It's hard to disagree with Mark that Missouri is screwed up, so lay that aside. My issue is with this style of argument from Mark's piece:
As it happens, I really don't have a dog in the capital-punishment fight. I would prefer, if executions are to be carried out, that they be as painless as possible. Death seems a sufficient penalty, without adding torment. I'm sorta-kinda in favor of execution if the alternative is really life in prison without parole. I'm agnostic about the net effect of executions, compared to long imprisonment, in deterring crime; whatever the sign of the result, at any practicable frequency of execution the total effect must be negligible compared to the homicide rate, so it seems to me the decision should be made on other grounds, and that debating it is mostly a distraction from the debate we ought to be having about how to control crime.

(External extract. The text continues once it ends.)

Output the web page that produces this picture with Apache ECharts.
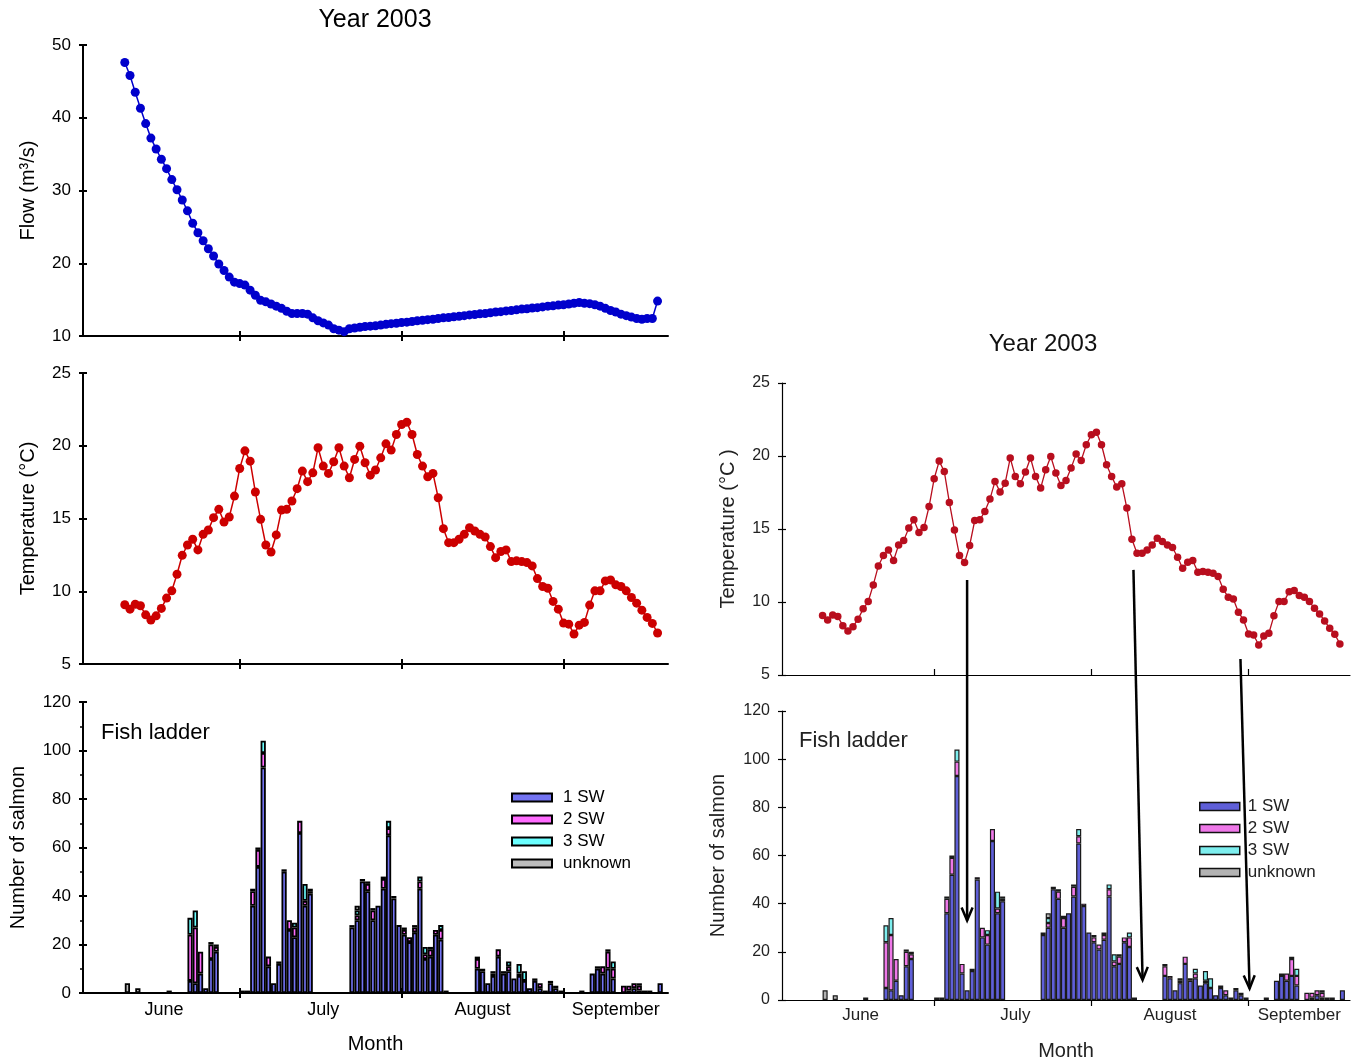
<!DOCTYPE html>
<html><head><meta charset="utf-8">
<script src="https://cdn.jsdelivr.net/npm/echarts@6/dist/echarts.min.js"></script>
<style>html,body{margin:0;padding:0;background:#fff}#c{width:1362px;height:1063px}</style>
</head><body><div id="c"></div>
<script>
// ---------------- DATA ----------------
// day index: 0 = 1 June 2003
const FIRST_DAY = 8;          // first daily flow / temperature reading (9 June)
const NDAYS = 112;            // axis spans 1 June .. 21 September
const flowValues = [
 47.6,45.8,43.5,41.3,39.2,37.2,35.7,34.3,33.0,31.5,
 30.1,28.7,27.2,25.5,24.2,23.1,22.0,21.0,19.9,19.0,
 18.1,17.4,17.2,17.0,16.3,15.6,14.9,14.7,14.4,14.1,
 13.8,13.4,13.1,13.1,13.1,13.0,12.5,12.1,11.8,11.5,
 11.0,10.8,10.6,11.0,11.1,11.2,11.3,11.35,11.4,11.5,
 11.6,11.7,11.75,11.85,11.9,12.0,12.1,12.15,12.25,12.3,
 12.4,12.5,12.55,12.65,12.7,12.8,12.9,12.95,13.05,13.1,
 13.2,13.3,13.35,13.45,13.5,13.6,13.7,13.75,13.85,13.9,
 14.0,14.1,14.15,14.25,14.3,14.4,14.5,14.6,14.5,14.45,
 14.3,14.1,13.8,13.5,13.3,13.0,12.8,12.6,12.4,12.3,
 12.4,12.4,14.8];
const tempValues = [
 9.07,8.77,9.11,9.0,8.38,8.02,8.31,8.82,9.53,10.03,
 11.17,12.47,13.18,13.57,12.84,13.91,14.21,15.06,15.63,14.76,
 15.1,16.54,18.44,19.65,18.94,16.82,14.94,13.18,12.7,13.87,
 15.58,15.63,16.2,17.05,18.26,17.53,18.14,19.86,18.6,18.1,
 18.9,19.86,18.6,17.8,19.06,19.97,18.83,17.98,18.33,19.17,
 20.13,19.7,20.77,21.46,21.62,20.77,19.4,18.6,17.87,18.1,
 16.43,14.3,13.34,13.34,13.57,13.91,14.37,14.14,13.91,13.73,
 13.07,12.31,12.73,12.84,12.04,12.09,12.04,11.97,11.74,10.87,
 10.33,10.21,9.3,8.77,7.81,7.74,7.06,7.67,7.86,9.05,
 10.03,10.03,10.71,10.78,10.44,10.33,10.03,9.57,9.18,8.7,
 8.2,7.79,7.13];
const barDays = [8,10,16, 20,21,22,23,24,25, 30,31,
 32,33,34,35,36,37,38,39,40,41,42,43,
 51,52,53,54,55,56,57,58,59,60,61,62,63,64,65,66,67,68,69,
 75,76,77,78,79,80,81,82,83,84,85,86,87,88,89,90,91,
 95, 97,98,99,100,101, 103,104,105,106,107,108, 110];
const sw1 = [0,0,1, 5,4,8,2,14,17, 1,1,
 36,52,93,11,4,12,50,26,23,66,36,41,
 27,30,46,42,30,36,43,65,39,28,24,21,25,43,14,15,24,22,1,
 10,9,4,7,15,8,9,6,7,5,2,5,2,1,4,2,1,
 1, 8,10,8,10,6, 0,1,2,1,1,1, 4];
const sw2 = [0,0,0, 19,23,9,0,6,2, 0,0,
 6,7,6,4,0,0,1,4,4,5,2,1,
 1,2,0,3,4,0,4,3,1,0,2,2,2,3,2,3,2,4,0,
 4,1,0,1,3,1,2,0,1,0,0,0,2,0,0,1,0,
 0, 0,1,3,7,4, 3,2,2,2,0,0, 0];
const sw3 = [0,0,0, 7,7,0,0,1,1, 0,0,
 1,1,5,0,0,1,0,0,2,0,7,1,
 0,2,1,1,1,0,1,3,0,0,1,0,1,2,3,1,0,2,0,
 1,0,0,1,0,0,2,0,4,4,0,1,0,0,1,0,0,
 0, 0,0,0,1,3, 0,0,0,1,0,0, 0];
const unknownSW = [4,2,0, 0,0,0,0,0,0, 0,0,
 0,0,0,0,0,0,0,0,0,0,0,0,
 0,2,0,0,0,0,0,0,0,0,0,0,0,0,0,0,0,0,0,
 0,0,0,0,0,0,0,0,0,0,0,0,0,0,0,0,0,
 0, 0,0,0,0,0, 0,0,0,0,0,0, 0];
const seriesNames = ['1 SW','2 SW','3 SW','unknown'];
const monthNames = ['June','July','August','September'];
const monthStarts = [30, 61, 92];
const monthLabelPos = [15.5, 46, 76.5, 102];
// arrows (annotation, right panel): from temperature point to salmon-count point
const arrows = [
 {from:[36.5, 11.5], to:[36.5, 33]},
 {from:[69.3, 12.2], to:[71.1, 8.3]},
 {from:[90.4, 6.1], to:[92.2, 4.8]}
];

// ---------------- BUILD ----------------
const FONT = '"Liberation Sans", Arial, sans-serif';
const lineDays = flowValues.map((_, i) => FIRST_DAY + i);
const flowData = lineDays.map((d, i) => [d, flowValues[i]]);
const tempData = lineDays.map((d, i) => [d, tempValues[i]]);
const dayCats = Array.from({length: NDAYS}, (_, i) => String(i));
function fullSeries(arr) {
  const out = new Array(NDAYS).fill('-');
  barDays.forEach((d, i) => { if (arr[i] > 0) out[d] = arr[i]; });
  return out;
}
const stackData = [sw1, sw2, sw3, unknownSW].map(fullSeries);
function nearestIdx(v) {
  let b = 0; monthLabelPos.forEach((p, i) => { if (Math.abs(p - v) < Math.abs(monthLabelPos[b] - v)) b = i; });
  return b;
}

const grids = [
  {left:83, top:45, width:585, height:291},
  {left:83, top:373, width:585, height:291},
  {left:83, top:702, width:585, height:291},
  {left:782, top:383, width:568, height:292},
  {left:782, top:711, width:568, height:289}
];

const xAxes = [], yAxes = [];
const addX = o => (xAxes.push(o), xAxes.length - 1);
const addY = o => (yAxes.push(o), yAxes.length - 1);

function xValueAxis(g, c) {
  const lw = c.lw || 2;
  return {
    type:'value', gridIndex:g, min:0, max:NDAYS, position:'bottom', silent:true,
    splitLine:{show:false},
    axisLine:{show: c.line !== false, onZero:false, lineStyle:{color:'#000', width:lw}},
    axisTick:{show: c.tick !== false, inside: !!c.inside, length: c.tl || 5, customValues: monthStarts,
      lineStyle:{color:'#000', width:lw}},
    axisLabel: c.fs ? {show:true, customValues: monthLabelPos, formatter: v => monthNames[nearestIdx(v)],
      fontSize:c.fs, fontFamily:FONT, color:c.color || '#000', margin:c.margin || 8} : {show:false},
    name: c.name || '', nameLocation:'middle', nameGap: c.nameGap || 40,
    nameTextStyle:{fontSize:20, fontFamily:FONT, color:c.color || '#000'}
  };
}
function yValueAxis(g, min, max, interval, c) {
  const lw = c.lw || 2;
  return {
    type:'value', gridIndex:g, min, max, interval, position:'left', silent:true,
    splitLine:{show:false},
    axisLine:{show: c.line !== false, onZero:false, lineStyle:{color:'#000', width:lw}},
    axisTick:{show:true, inside: !!c.inside, length: c.tl || 4, lineStyle:{color:'#000', width:lw}},
    minorTick: c.minor ? {show:true, splitNumber:2, length:3, lineStyle:{color:'#000', width:1.5}} : {show:false},
    axisLabel: c.fs ? {show:true, fontSize:c.fs, fontFamily:FONT, color:c.color || '#000', margin:c.margin || 12} : {show:false},
    name: c.name || '', nameLocation:'middle', nameGap: c.nameGap || 40, nameRotate:90,
    nameTextStyle:{fontSize:20, fontFamily:FONT, color:c.color || '#000'}
  };
}
function catAxis(g) {
  return {type:'category', gridIndex:g, data:dayCats, show:false, boundaryGap:true, position:'bottom'};
}

// grid 0 : flow (left)
const fX = addX(xValueAxis(0, {}));
addX(xValueAxis(0, {line:false, inside:true}));
const fY = addY(yValueAxis(0, 10, 50, 10, {fs:17, name:'Flow (m³/s)', nameGap:45}));
addY(yValueAxis(0, 10, 50, 10, {line:false, inside:true}));
// grid 1 : temperature (left)
const tX = addX(xValueAxis(1, {}));
addX(xValueAxis(1, {line:false, inside:true}));
const tY = addY(yValueAxis(1, 5, 25, 5, {fs:17, name:'Temperature (°C)', nameGap:45}));
addY(yValueAxis(1, 5, 25, 5, {line:false, inside:true}));
// grid 2 : salmon (left)
addX(xValueAxis(2, {fs:18, name:'Month', nameGap:41}));
addX(xValueAxis(2, {line:false, inside:true}));
const bCL = addX(catAxis(2));
const bY = addY(yValueAxis(2, 0, 120, 20, {fs:17, minor:true, name:'Number of salmon', nameGap:55}));
addY(yValueAxis(2, 0, 120, 20, {line:false, inside:true}));
// grid 3 : temperature (right)
const rtX = addX(xValueAxis(3, {lw:1.2, inside:true, tl:6}));
const rtY = addY(yValueAxis(3, 5, 25, 5, {lw:1.2, fs:16, color:'#222', name:'Temperature (°C )', nameGap:44}));
addY(yValueAxis(3, 5, 25, 5, {lw:1.2, line:false, inside:true}));
// grid 4 : salmon (right)
const rbX = addX(xValueAxis(4, {lw:1.2, tl:6, fs:17, color:'#222', margin:7, name:'Month', nameGap:41}));
const rbC = addX(catAxis(4));
const rbY = addY(yValueAxis(4, 0, 120, 20, {lw:1.2, fs:16, color:'#222', name:'Number of salmon', nameGap:54}));
addY(yValueAxis(4, 0, 120, 20, {lw:1.2, line:false, inside:true}));

const leftColors = ['#7373F2', '#FF6BFF', '#6BFFFF', '#BDBDBD'];
const rightColors = ['#5F5FD8', '#EE78E8', '#7DEEEE', '#B3B3B3'];

const series = [
  {type:'line', xAxisIndex:fX, yAxisIndex:fY, data:flowData, symbol:'circle', symbolSize:9,
   itemStyle:{color:'#0000CC'}, lineStyle:{color:'#0000CC', width:1.5}, silent:true},
  {type:'line', xAxisIndex:tX, yAxisIndex:tY, data:tempData, symbol:'circle', symbolSize:9,
   itemStyle:{color:'#CC0000'}, lineStyle:{color:'#CC0000', width:1.5}, silent:true},
  {type:'line', xAxisIndex:rtX, yAxisIndex:rtY, data:tempData, symbol:'circle', symbolSize:7.5,
   itemStyle:{color:'#B80E1E'}, lineStyle:{color:'#B80E1E', width:1.3}, silent:true}
];
seriesNames.forEach((name, k) => {
  series.push({type:'bar', name, stack:'L', xAxisIndex:bCL, yAxisIndex:bY, data:stackData[k],
    barCategoryGap:'0%', barWidth:'100%', silent:true,
    itemStyle:{color:leftColors[k], borderColor:'#000', borderWidth:1.8}});
});
seriesNames.forEach((name, k) => {
  series.push({type:'bar', name, stack:'R', xAxisIndex:rbC, yAxisIndex:rbY, data:stackData[k],
    barCategoryGap:'0%', barWidth:'100%', silent:true,
    itemStyle:{color:rightColors[k], borderColor:'#1a1a1a', borderWidth:1.2}});
});

const legendBase = {orient:'vertical', itemWidth:40, itemHeight:8, itemGap:5, icon:'rect', selectedMode:false, padding:0};
const legends = [
  Object.assign({}, legendBase, {left:511, top:789,
    data: seriesNames.map((n, k) => ({name:n, itemStyle:{color:leftColors[k], borderColor:'#000', borderWidth:2}})),
    textStyle:{fontSize:17, fontFamily:FONT, color:'#000', padding:[0,0,0,6], lineHeight:17}}),
  Object.assign({}, legendBase, {left:1199, top:798,
    data: seriesNames.map((n, k) => ({name:n, itemStyle:{color:rightColors[k], borderColor:'#111', borderWidth:1.5}})),
    textStyle:{fontSize:17, fontFamily:FONT, color:'#222', padding:[0,0,0,3], lineHeight:17}})
];

const chart = echarts.init(document.getElementById('c'));
chart.setOption({
  animation:false, backgroundColor:'#fff',
  grid: grids, xAxis: xAxes, yAxis: yAxes, series, legend: legends
});

function txt(text, x, y, size, align, color) {
  return {type:'text', z:100, style:{text, x, y, font: size + 'px ' + FONT, fill: color || '#000',
    textAlign: align, align: align, textVerticalAlign:'middle', verticalAlign:'middle'}};
}
const graphics = [
  txt('Year 2003', 375, 20, 25, 'center'),
  txt('Year 2003', 1043, 344, 24, 'center', '#111'),
  txt('Fish ladder', 101, 733, 22, 'left'),
  txt('Fish ladder', 799, 741, 22, 'left', '#222')
];
arrows.forEach(a => {
  const p1 = chart.convertToPixel({xAxisIndex: rtX, yAxisIndex: rtY}, a.from);
  const p2 = chart.convertToPixel({xAxisIndex: rbX, yAxisIndex: rbY}, a.to);
  const dx = p2[0] - p1[0], dy = p2[1] - p1[1], L = Math.hypot(dx, dy);
  const ux = dx / L, uy = dy / L, px = -uy, py = ux;
  const hl = 13, hw = 5.5;
  graphics.push({type:'line', z:100, shape:{x1:p1[0], y1:p1[1], x2:p2[0], y2:p2[1]},
    style:{stroke:'#000', lineWidth:2.5}});
  graphics.push({type:'polyline', z:100, shape:{points:[
      [p2[0] - ux*hl + px*hw, p2[1] - uy*hl + py*hw], [p2[0], p2[1]],
      [p2[0] - ux*hl - px*hw, p2[1] - uy*hl - py*hw]]},
    style:{stroke:'#000', lineWidth:2.5, fill:null}});
});
chart.setOption({graphic: graphics});
</script></body></html>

Well, yes, if you limit the debate to the mode of execution this is superficially a somewhat reasonable argument; but taking this tack, whether you have a dog in the hunt or not obscures the very real, and important, debate over judicial homicide.
Mark is againt life means life laws, and that's reasonable too. And, so, he's sorta in favor of the option that makes it absolute "dead certain" that you can never correct a mistake.
How noble of him.
Because, you know, debating that would detract from the far more important debate we should be having about how to control crime.
Just another in a long line of "why are you concerned about this when clearly this other thing is more important" arguments. There's always something more important, indeed how we control crime is probably not the world's single most important discussion and so there's little reason why we can't have that discussion at the same time we have the modes of execution discussion and the "shouldn't every state be like Wisconsin" discussion.
But, you know what to do. Give 'em what they want.